Wood's analysis raises
a number of important questions; because of space constraints, I can only
address what I perceive to be the most pressing. They concern, first, his
reading of the fundamental problem of West's prophetic pragmatism, and second,
his proposal for a return to a Marxist interpretation of power, but more
rigorously executed to demystify God-talk and thereby to truly engage the pragmata of existence. Wood says of West
that he has insufficiently demystified theological speech in his discourse by
retaining its most problematic metaphysical moments. The retention of this
mystifying moment creates the space for further mystifications around a
cultural, indeed, a multicultural interpretation of race with its problematic,
that is, Foucaultian, understanding of power. But is this really the problem
with West's prophetic pragmatism, especially as it is rooted in his early
programmatic calls for a radical African American Christianity? For what most
afflicts West's work from its inception is its abstract, one could say,
non-pragmatic, vision of Christian identity as not concretely embodied in the
world. The problem I found in Locke's critical pragmatism applies as well to
West's prophetic pragmatism. Abstracting African American Christianity leads
West to negotiate a Marxist or Foucaultian vision of power for the
interpretation of what besets the modern world on matters of race and beyond.
But Wood's own proposal
to make West more rigorously Marxist and pragmatic through an appropriation of
insights from Charles H. Long gets us no further. For he too accepts West's
fundamental bracketing of Christianity. For neither West nor Wood is Christianity
a socially constituted, embodied, and therefore concrete mode of life, which
encodes a form of socio-political existence that participates in the
trinitarian dynamism through Jesus Christ. Having made this decision to bracket
Christianity, it can never be asked: What conception of power inheres in
Christian existence, and how does this mode of power exceed both Marxist and
Foucaultian visions of power?
Having raised these
questions about Wood's reading of West, a final problem demands mention insofar
as it is central to a consideration of pragmatism. Whatever incompatibilities
there may be between Marxism and Christianity resulting from their respective
"faith claims," as West calls them, there remains the question of
whether supplanting capitalism with a Marxist-inspired economics and politics
simply replaces one form of tyranny with another. Is it not the case that a
Marxist-inspired economics, with attendant policies like the equitable
redistribution of goods and so forth, is finally coercive? And is not coercion
but another form of abstraction from the pragmata
of existence? I do not raise these questions as an argument for the veracity of
capitalism as such. Rather, I raise them to suggest that the turn to a
wholesale Marxism is itself fraught with "un-pragmatic" difficulties.

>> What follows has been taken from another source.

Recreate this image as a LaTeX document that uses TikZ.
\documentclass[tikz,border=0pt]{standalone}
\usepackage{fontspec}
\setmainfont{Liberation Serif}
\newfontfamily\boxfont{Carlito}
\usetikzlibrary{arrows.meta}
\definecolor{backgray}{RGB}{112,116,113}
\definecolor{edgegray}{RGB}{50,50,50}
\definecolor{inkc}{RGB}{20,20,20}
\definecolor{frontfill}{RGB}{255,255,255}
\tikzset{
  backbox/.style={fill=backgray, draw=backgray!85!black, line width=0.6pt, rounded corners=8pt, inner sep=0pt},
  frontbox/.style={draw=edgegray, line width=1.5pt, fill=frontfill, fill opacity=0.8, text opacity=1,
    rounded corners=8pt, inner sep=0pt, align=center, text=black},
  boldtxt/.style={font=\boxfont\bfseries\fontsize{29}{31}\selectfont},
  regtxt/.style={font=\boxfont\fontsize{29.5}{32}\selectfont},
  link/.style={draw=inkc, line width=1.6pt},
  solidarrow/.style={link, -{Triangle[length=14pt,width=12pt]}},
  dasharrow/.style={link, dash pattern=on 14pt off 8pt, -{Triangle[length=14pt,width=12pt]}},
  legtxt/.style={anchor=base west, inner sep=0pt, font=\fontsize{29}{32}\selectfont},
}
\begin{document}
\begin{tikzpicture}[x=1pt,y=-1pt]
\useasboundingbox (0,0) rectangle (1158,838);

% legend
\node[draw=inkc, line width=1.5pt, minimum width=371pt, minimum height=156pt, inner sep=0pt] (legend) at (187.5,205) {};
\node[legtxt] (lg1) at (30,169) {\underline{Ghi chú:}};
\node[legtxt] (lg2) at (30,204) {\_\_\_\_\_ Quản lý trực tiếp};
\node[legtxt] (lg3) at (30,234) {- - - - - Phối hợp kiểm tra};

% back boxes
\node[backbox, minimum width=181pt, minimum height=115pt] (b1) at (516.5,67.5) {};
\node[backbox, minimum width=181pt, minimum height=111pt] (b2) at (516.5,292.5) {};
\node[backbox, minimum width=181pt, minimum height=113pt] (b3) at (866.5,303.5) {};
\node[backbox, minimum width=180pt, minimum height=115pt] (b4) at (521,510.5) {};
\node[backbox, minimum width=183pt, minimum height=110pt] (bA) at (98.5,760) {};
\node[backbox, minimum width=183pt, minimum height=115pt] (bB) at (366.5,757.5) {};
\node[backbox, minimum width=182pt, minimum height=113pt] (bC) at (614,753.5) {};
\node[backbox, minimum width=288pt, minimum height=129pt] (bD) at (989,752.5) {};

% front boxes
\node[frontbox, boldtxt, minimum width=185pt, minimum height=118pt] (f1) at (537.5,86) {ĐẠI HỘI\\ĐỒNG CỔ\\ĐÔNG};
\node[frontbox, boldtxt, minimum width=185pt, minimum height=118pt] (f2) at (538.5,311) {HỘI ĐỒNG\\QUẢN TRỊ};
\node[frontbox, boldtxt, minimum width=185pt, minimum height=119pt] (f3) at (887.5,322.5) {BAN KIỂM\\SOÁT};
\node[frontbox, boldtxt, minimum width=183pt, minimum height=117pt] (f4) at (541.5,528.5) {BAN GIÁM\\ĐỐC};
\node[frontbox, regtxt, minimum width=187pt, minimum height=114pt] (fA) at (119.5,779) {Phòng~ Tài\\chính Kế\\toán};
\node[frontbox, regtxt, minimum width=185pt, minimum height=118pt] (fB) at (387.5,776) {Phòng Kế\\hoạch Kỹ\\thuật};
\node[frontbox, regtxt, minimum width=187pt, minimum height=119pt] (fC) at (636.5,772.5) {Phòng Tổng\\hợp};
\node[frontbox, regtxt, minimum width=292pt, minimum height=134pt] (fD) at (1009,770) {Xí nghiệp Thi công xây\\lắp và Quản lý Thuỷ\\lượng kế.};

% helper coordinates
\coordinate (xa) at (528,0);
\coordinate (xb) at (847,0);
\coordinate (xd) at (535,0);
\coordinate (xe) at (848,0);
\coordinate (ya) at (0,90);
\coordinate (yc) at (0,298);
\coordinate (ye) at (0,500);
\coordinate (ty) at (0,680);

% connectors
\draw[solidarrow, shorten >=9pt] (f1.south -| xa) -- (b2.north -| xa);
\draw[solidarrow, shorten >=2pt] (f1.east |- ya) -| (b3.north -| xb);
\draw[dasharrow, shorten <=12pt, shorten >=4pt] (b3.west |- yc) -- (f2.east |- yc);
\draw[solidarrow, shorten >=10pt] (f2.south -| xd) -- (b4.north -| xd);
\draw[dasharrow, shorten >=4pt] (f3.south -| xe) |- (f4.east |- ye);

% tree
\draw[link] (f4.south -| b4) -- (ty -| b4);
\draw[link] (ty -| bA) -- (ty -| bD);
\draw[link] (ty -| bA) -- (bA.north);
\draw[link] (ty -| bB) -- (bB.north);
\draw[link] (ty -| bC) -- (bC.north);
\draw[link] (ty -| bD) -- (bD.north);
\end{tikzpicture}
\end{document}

But I also raise the question to clear the way for a reconsideration of
Christianity as, in its concreteness, already entailing a mode of existence
that operates according to a politics and even economics of suffering charity.
In such a politics, driven as it is by freedom, the incarnate God can actually
accomplish the ends of Marxism non-coercively.
1 For a more detailed discussion of the modern construction
of race, see my Race: A Theological
Account, forthcoming from Oxford University Press.